Once again, the FT describes an incomparable proposal as similar in scope to Kyoto and manifesting a step towards US acceptance of the treaty (“US takes a piecemeal approach to Kyoto”, August 26). Yet US rejection of Kyoto is the express basis for the proposed climate pact between nine north-eastern US states, as revealed by the internal memo prompting widespread media coverage of the initiative.

Further, the FT amazingly hails the proposed emission cuts of 10 per cent below 2005 levels by 2020 as “not far off the cuts required of the participants in the Kyoto climate change protocol”. This is patently insupportable, and one can almost hear the howls of protest by FT or EU policymakers were such numbers proposed by the US as a Kyoto substitute.

In the event of US ratification, Kyoto as it stands would require emission cuts over 2008-12 to 7 per cent below the 1990 baseline, with an operative proposal for “round two” cuts of 30 per cent by 2020. The latter timetable for deep cuts is the same target year for which US states propose what is actually an emissions increase over the same 1990 baseline.

Specifically, the north-eastern states propose to freeze emissions at current levels – 20 per cent above 1990 – and, by 2020, reduce them to 10 per cent below today.
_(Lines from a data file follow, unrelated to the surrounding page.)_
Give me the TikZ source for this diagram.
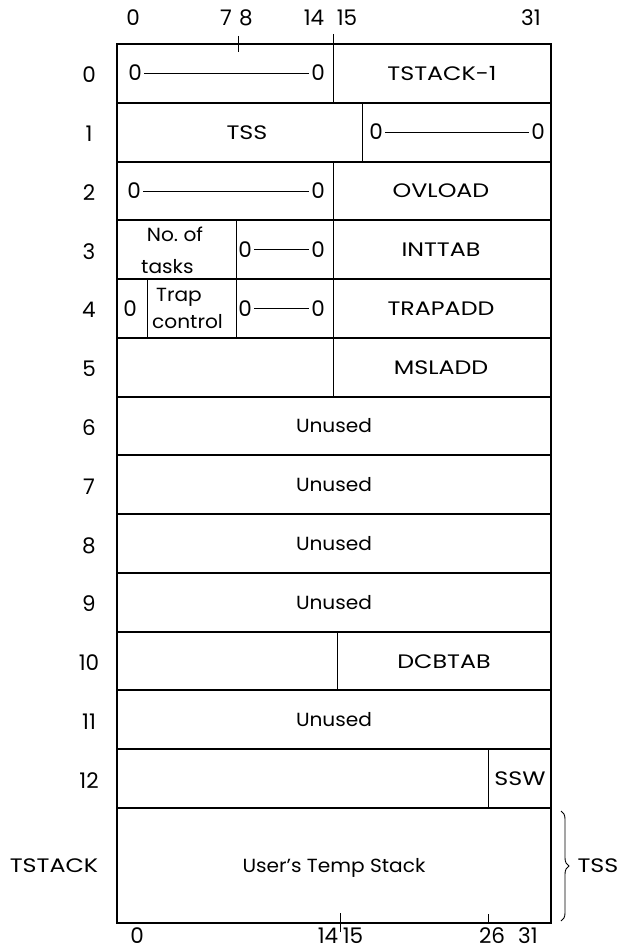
\documentclass[tikz,border=0pt]{standalone}
\usepackage{fontspec}
\setmainfont[FakeStretch=1.06]{Poppins}
\newfontfamily\capsfont[FakeStretch=1.22]{Poppins}
\newfontfamily\digitfont{Poppins}
\usetikzlibrary{decorations.pathreplacing}
\begin{document}
\begin{tikzpicture}[x=1pt,y=-1pt,
  frame/.style={line width=2.2pt},
  rowline/.style={line width=2pt},
  divider/.style={line width=0.9pt},
  dashline/.style={line width=0.8pt},
  lbl/.style={font=\fontsize{19}{21}\selectfont, inner sep=0pt, text height=13.5pt, text depth=0pt},
  caps/.style={font=\capsfont\fontsize{19.5}{21}\selectfont, inner sep=0pt, text height=13.8pt, text depth=0pt},
  num/.style={font=\digitfont\fontsize{21.5}{23}\selectfont, inner sep=0pt, text height=15pt, text depth=0pt},
  zero/.style={num, inner sep=2.5pt}]
\useasboundingbox (0,0) rectangle (637,952);
\def\L{117}\def\R{551}\def\T{44}\def\B{923}
% frame
\draw[frame] (\L,\T) rectangle (\R,\B);
\foreach \i in {1,...,13}{
  \pgfmathsetmacro{\yy}{44+58.77*\i}
  \draw[rowline] (\L,\yy) -- (\R,\yy);
}
% dividers
\draw[divider] (333,34) -- (333,102.8);
\draw[divider] (362,102.8) -- (362,161.5);
\draw[divider] (333,161.5) -- (333,396.6);
\draw[divider] (236,220.3) -- (236,337.9);
\draw[divider] (147,279.1) -- (147,337.9);
\draw[divider] (337,631.7) -- (337,690.5);
\draw[divider] (488,749.2) -- (488,808);
% ticks
\draw[divider] (238,36) -- (238,52);
\draw[divider] (340,913) -- (340,932);
\draw[divider] (488,914) -- (488,923);
% top scale
\node[num] (t0) at (133,18) {0};
\node[num] (t7) at (226,18) {7};
\node[num] (t8) at (246,18) {8};
\node[num] (t14) at (314,18) {14};
\node[num] (t15) at (347,18) {15};
\node[num] (t31) at (531,18) {31};
% bottom scale
\node[num] (b0) at (137,936) {0};
\node[num] (b14) at (328,936) {14};
\node[num] (b15) at (353,936) {15};
\node[num] (b26) at (492,936) {26};
\node[num] (b31) at (528,936) {31};
% row numbers
\foreach \i in {0,...,12}{
  \pgfmathsetmacro{\yy}{44+58.77*(\i+0.5)+2}
  \node[num] (r\i) at (89,\yy) {\i};
}
\node[caps] (rts) at (54,866) {TSTACK};
% row 0
\node[zero] (z0a) at (135,73.4) {0};
\node[zero] (z0b) at (318,73.4) {0};
\draw[dashline] (z0a) -- (z0b);
\node[caps] (tstackm1) at (442,73.4) {TSTACK-1};
% row 1
\node[caps] (tss1) at (247,132.2) {TSS};
\node[zero] (z1a) at (376,132.2) {0};
\node[zero] (z1b) at (538,132.2) {0};
\draw[dashline] (z1a) -- (z1b);
% row 2
\node[zero] (z2a) at (134,190.9) {0};
\node[zero] (z2b) at (318,190.9) {0};
\draw[dashline] (z2a) -- (z2b);
\node[caps] (ovload) at (441,190.9) {OVLOAD};
% row 3
\node[lbl] (nof) at (175,235) {No.\ of};
\node[lbl, anchor=west] (tasks) at (141,267) {tasks};
\node[zero] (z3a) at (245,249.7) {0};
\node[zero] (z3b) at (318,249.7) {0};
\draw[dashline] (z3a) -- (z3b);
\node[caps] (inttab) at (441,249.7) {INTTAB};
% row 4
\node[num] (z4s) at (130,308.5) {0};
\node[lbl, anchor=west] (trap) at (156,295) {Trap};
\node[lbl, anchor=west] (control) at (152,322) {control};
\node[zero] (z4a) at (245,308.5) {0};
\node[zero] (z4b) at (318,308.5) {0};
\draw[dashline] (z4a) -- (z4b);
\node[caps] (trapadd) at (441,308.5) {TRAPADD};
% row 5
\node[caps] (msladd) at (441,368) {MSLADD};
% rows 6-9
\node[lbl] (u6) at (334,426.0) {Unused};
\node[lbl] (u7) at (334,484.8) {Unused};
\node[lbl] (u8) at (334,543.6) {Unused};
\node[lbl] (u9) at (334,602.3) {Unused};
% row 10
\node[caps] (dcbtab) at (444,661.1) {DCBTAB};
% row 11
\node[lbl] (u11) at (334,719.9) {Unused};
% row 12
\node[caps] (ssw) at (520,778.6) {SSW};
% stack
\node[lbl] (stack) at (334,866) {User's Temp Stack};
% brace
\coordinate (bt) at (561,811);
\coordinate (bb) at (561,921);
\draw[divider, decorate, decoration={brace, amplitude=8pt}] (bt) -- (bb);
\node[caps] (tss2) at (598,866) {TSS};
\end{tikzpicture}
\end{document}
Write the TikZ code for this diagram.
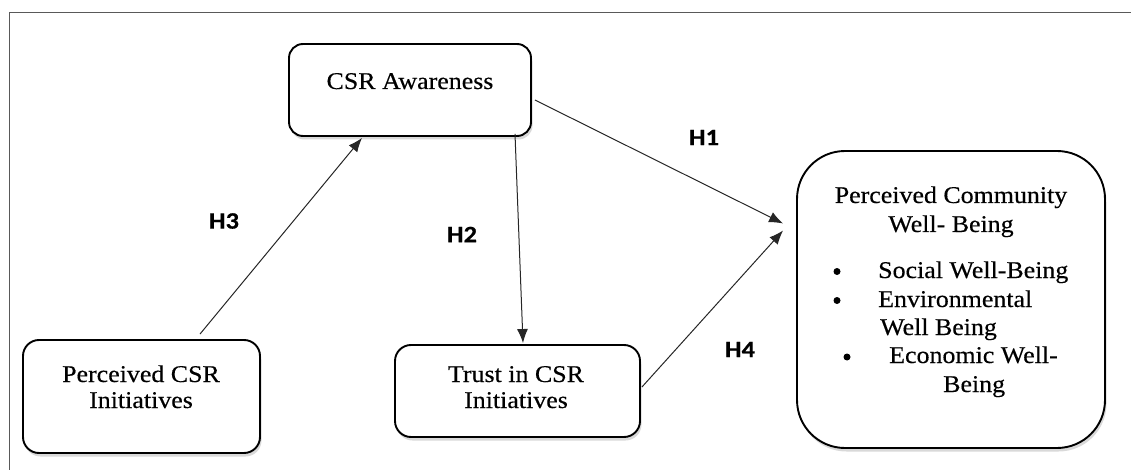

If achieved, that would leave them well above Kyoto’s 1990 baseline and target and hardly within view of Kyoto’s own 2020 plan.

In all fairness, given figures from the EU, Japan and Canada among others projecting violation of “round one,” that particular Kyoto fantasy deservedly stands little chance of ever being agreed, let alone by the US.

Regardless, the upshot of the FT’s coverage of US climate policy perpetuates the EU Kyoto life-support campaign: “Don’t give up the ship, help is on the way.” From Gleneagles to Vientiane, and now New York to Portland, Maine, the reality is otherwise.